--- Begin The data ---

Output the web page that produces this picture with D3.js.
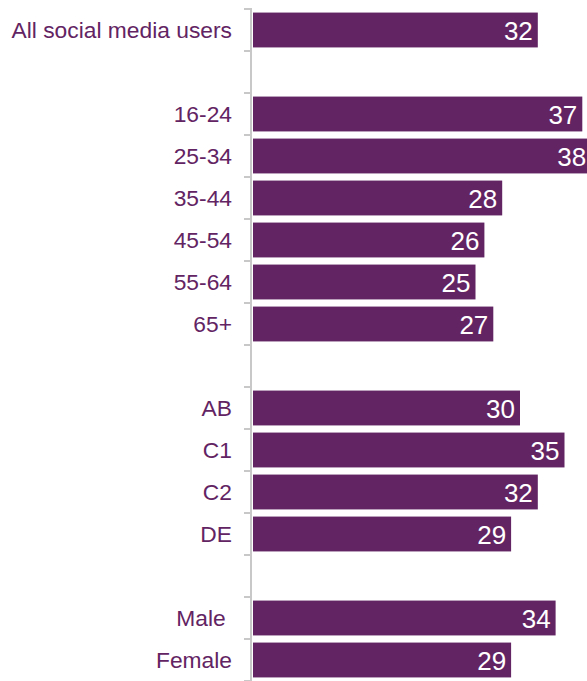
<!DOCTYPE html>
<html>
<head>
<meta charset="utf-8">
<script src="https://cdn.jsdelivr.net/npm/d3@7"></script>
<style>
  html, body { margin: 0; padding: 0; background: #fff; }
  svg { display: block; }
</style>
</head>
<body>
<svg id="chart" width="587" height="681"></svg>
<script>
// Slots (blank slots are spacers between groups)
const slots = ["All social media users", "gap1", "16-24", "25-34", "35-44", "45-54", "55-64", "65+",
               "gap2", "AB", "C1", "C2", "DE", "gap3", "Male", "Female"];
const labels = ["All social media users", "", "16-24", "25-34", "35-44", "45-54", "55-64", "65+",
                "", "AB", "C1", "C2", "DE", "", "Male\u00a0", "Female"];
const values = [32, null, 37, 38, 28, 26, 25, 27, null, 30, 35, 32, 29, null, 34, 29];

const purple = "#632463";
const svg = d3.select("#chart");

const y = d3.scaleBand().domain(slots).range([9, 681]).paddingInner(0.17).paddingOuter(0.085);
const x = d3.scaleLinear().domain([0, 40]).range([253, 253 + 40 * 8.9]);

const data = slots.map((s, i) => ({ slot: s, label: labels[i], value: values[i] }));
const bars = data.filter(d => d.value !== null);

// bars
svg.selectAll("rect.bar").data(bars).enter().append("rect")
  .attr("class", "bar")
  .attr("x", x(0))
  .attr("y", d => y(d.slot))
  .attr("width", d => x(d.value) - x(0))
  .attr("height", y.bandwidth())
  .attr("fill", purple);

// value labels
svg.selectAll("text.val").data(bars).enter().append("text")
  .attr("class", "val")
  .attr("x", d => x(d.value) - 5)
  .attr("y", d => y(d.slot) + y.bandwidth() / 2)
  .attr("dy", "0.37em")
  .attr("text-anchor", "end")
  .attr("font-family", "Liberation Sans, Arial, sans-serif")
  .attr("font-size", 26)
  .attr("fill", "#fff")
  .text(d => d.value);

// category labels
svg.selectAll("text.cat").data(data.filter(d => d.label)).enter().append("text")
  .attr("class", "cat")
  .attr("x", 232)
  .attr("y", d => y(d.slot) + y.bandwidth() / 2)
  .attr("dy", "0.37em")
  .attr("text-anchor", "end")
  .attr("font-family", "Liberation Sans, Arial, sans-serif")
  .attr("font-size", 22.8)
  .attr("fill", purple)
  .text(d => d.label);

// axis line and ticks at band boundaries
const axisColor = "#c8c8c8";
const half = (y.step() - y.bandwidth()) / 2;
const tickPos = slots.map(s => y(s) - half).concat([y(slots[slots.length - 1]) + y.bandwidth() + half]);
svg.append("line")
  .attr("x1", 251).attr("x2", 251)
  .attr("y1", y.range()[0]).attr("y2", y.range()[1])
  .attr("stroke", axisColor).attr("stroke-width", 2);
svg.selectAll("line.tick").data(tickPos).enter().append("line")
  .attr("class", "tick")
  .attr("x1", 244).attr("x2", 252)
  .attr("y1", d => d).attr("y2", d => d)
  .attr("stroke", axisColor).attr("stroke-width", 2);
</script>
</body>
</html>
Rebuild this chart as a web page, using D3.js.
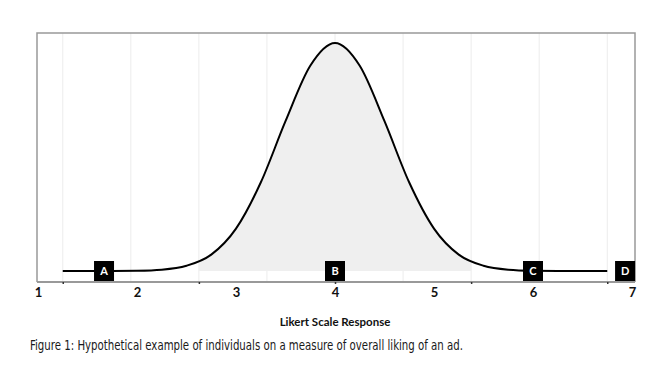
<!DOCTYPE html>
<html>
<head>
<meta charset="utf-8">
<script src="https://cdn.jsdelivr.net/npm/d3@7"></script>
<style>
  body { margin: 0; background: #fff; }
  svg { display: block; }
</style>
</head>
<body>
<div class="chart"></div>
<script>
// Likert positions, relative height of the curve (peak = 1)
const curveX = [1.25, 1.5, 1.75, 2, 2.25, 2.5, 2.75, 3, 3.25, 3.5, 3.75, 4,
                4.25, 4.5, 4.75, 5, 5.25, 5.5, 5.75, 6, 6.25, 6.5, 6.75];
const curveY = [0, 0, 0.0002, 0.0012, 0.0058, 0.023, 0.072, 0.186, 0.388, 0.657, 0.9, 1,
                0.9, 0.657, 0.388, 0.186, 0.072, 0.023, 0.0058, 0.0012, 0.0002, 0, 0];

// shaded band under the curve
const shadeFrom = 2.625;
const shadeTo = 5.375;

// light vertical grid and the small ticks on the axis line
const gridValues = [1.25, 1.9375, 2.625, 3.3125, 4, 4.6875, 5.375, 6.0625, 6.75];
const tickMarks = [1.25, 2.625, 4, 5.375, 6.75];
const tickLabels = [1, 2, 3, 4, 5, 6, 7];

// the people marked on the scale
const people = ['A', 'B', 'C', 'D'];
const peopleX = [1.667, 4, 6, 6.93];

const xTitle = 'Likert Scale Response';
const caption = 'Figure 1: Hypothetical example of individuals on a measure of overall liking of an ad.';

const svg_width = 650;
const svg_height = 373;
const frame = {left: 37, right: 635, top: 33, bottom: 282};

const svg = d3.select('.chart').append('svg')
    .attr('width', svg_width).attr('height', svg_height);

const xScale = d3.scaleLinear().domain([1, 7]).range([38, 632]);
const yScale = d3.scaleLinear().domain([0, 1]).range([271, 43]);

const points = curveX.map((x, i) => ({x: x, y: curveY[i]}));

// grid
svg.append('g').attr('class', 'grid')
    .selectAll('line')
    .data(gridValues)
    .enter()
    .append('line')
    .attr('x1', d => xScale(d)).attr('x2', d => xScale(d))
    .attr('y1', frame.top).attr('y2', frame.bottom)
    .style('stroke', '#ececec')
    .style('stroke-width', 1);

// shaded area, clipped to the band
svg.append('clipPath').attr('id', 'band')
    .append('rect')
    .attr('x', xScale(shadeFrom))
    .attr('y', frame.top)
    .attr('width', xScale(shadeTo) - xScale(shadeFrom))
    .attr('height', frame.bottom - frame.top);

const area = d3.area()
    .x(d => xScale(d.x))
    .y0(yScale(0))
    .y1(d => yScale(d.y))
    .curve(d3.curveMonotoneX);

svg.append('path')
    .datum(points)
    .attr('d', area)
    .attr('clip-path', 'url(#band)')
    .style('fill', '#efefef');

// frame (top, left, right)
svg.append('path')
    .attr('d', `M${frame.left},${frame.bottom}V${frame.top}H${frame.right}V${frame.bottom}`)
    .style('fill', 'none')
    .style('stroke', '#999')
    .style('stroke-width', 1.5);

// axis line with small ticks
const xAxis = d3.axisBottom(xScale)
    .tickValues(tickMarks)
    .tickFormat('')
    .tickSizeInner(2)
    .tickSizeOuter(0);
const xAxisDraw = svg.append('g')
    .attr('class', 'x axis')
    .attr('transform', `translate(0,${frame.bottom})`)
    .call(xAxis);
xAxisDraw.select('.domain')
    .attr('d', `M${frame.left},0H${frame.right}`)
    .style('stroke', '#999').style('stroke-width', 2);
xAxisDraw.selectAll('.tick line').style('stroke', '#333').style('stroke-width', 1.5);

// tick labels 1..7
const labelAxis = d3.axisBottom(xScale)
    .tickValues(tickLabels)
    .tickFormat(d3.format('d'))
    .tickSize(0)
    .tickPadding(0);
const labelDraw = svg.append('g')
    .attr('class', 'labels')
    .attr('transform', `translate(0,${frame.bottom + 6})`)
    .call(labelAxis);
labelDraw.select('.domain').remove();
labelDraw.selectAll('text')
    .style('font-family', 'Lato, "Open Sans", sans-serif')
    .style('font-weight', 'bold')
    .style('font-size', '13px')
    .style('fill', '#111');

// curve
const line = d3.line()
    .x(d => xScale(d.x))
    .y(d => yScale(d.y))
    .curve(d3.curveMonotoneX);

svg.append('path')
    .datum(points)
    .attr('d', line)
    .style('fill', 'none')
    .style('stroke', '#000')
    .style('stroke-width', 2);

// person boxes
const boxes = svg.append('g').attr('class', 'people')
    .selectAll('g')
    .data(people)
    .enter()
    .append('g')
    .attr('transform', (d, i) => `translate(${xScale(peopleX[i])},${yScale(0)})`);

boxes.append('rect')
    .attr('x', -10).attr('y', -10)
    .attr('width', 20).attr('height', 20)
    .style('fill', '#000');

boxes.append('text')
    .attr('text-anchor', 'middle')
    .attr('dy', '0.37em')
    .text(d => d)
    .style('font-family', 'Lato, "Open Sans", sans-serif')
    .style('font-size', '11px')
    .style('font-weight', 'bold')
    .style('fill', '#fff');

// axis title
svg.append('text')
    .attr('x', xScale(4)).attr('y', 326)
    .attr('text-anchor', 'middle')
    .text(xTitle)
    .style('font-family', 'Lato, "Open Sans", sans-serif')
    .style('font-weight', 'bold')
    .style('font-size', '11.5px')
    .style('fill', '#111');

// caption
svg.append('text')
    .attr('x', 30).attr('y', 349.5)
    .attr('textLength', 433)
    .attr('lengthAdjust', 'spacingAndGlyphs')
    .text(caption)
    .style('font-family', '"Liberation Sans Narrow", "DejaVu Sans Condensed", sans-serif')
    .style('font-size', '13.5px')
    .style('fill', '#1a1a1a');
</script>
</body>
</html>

--- End The data ---
--- Begin The data ---

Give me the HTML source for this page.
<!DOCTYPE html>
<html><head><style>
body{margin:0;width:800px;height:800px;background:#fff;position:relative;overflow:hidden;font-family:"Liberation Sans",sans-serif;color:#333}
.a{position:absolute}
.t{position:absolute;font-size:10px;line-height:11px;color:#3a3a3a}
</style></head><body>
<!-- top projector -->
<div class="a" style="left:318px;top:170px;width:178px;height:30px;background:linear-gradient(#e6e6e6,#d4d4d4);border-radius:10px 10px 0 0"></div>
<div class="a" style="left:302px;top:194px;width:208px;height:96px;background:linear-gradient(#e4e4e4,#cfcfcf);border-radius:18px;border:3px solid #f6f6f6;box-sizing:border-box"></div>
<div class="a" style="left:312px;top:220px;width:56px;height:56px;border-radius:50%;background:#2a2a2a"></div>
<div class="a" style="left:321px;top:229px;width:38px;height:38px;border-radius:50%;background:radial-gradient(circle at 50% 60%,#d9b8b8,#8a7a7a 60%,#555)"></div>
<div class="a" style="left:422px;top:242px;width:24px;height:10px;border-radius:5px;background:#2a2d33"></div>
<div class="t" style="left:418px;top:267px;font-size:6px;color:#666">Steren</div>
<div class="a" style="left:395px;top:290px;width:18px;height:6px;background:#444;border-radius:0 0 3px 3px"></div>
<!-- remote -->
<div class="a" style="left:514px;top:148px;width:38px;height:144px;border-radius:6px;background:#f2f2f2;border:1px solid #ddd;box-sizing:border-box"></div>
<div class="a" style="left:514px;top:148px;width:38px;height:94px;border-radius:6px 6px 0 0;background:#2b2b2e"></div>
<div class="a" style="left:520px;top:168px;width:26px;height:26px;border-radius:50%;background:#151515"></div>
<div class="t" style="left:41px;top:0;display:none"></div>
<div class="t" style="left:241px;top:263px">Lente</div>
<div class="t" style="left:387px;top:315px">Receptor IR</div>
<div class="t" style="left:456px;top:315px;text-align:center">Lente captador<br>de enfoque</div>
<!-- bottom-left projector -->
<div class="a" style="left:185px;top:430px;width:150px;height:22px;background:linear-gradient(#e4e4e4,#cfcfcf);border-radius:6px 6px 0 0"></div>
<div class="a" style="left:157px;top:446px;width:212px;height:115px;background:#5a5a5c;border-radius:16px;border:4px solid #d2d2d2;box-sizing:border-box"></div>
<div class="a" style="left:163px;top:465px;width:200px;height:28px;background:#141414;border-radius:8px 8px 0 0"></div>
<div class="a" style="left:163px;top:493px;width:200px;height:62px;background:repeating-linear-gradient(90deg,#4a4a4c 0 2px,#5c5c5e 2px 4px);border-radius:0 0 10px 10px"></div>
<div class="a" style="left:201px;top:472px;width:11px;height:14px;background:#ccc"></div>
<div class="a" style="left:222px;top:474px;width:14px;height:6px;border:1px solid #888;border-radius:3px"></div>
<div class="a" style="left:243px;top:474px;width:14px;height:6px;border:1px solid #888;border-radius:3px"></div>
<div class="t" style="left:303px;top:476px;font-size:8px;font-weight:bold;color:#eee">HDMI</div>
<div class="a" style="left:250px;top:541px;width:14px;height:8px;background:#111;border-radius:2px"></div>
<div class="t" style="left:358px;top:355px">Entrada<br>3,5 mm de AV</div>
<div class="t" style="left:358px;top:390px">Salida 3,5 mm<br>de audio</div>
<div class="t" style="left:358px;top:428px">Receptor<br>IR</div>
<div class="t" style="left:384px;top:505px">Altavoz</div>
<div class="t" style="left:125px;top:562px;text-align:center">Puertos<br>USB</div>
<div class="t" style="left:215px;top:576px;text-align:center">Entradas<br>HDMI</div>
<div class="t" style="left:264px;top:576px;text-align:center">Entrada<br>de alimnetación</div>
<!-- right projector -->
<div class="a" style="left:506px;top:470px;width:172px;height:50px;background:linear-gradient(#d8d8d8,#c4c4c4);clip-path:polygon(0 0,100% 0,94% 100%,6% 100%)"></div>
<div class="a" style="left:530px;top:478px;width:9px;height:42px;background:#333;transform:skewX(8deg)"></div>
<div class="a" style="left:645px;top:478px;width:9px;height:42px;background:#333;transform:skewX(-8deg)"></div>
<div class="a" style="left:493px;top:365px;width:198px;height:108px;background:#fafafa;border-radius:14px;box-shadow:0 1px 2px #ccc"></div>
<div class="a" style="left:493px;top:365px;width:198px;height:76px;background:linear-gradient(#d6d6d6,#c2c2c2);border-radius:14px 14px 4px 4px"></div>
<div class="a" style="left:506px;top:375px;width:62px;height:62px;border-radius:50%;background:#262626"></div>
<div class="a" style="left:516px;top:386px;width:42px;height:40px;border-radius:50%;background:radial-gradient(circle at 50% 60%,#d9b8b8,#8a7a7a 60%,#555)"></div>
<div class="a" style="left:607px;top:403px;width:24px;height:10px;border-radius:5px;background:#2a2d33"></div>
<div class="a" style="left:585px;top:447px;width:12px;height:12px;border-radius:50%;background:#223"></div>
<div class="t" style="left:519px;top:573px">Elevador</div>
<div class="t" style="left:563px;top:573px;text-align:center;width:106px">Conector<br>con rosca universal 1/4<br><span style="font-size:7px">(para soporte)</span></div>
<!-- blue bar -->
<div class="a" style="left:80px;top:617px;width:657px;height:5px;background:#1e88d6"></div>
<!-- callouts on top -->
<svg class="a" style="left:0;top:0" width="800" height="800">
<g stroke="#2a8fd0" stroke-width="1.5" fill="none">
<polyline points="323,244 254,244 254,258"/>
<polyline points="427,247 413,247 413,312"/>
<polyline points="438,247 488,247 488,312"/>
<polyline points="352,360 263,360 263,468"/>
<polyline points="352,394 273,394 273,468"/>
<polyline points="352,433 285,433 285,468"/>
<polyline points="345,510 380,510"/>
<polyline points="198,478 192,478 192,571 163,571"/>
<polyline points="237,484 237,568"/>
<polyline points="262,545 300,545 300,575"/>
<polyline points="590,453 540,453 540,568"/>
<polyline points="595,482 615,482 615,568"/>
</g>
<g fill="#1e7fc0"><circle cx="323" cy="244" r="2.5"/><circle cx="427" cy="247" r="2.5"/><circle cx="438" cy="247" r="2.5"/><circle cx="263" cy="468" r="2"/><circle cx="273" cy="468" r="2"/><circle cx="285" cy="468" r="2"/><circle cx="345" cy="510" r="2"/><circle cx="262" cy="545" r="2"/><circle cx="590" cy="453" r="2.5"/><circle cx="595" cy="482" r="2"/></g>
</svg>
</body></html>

--- End The data ---

__The request__:
Using the data above, set down each line from the line with "Output the web" to the line with "const bars = data.filter(d" exactly, both ends included, and leave the pictures behind. Nothing else belongs.

__Complete output__:
Output the web page that produces this picture with D3.js.
<!DOCTYPE html>
<html>
<head>
<meta charset="utf-8">
<script src="https://cdn.jsdelivr.net/npm/d3@7"></script>
<style>
  html, body { margin: 0; padding: 0; background: #fff; }
  svg { display: block; }
</style>
</head>
<body>
<svg id="chart" width="587" height="681"></svg>
<script>
// Slots (blank slots are spacers between groups)
const slots = ["All social media users", "gap1", "16-24", "25-34", "35-44", "45-54", "55-64", "65+",
               "gap2", "AB", "C1", "C2", "DE", "gap3", "Male", "Female"];
const labels = ["All social media users", "", "16-24", "25-34", "35-44", "45-54", "55-64", "65+",
                "", "AB", "C1", "C2", "DE", "", "Male\u00a0", "Female"];
const values = [32, null, 37, 38, 28, 26, 25, 27, null, 30, 35, 32, 29, null, 34, 29];

const purple = "#632463";
const svg = d3.select("#chart");

const y = d3.scaleBand().domain(slots).range([9, 681]).paddingInner(0.17).paddingOuter(0.085);
const x = d3.scaleLinear().domain([0, 40]).range([253, 253 + 40 * 8.9]);

const data = slots.map((s, i) => ({ slot: s, label: labels[i], value: values[i] }));
const bars = data.filter(d => d.value !== null);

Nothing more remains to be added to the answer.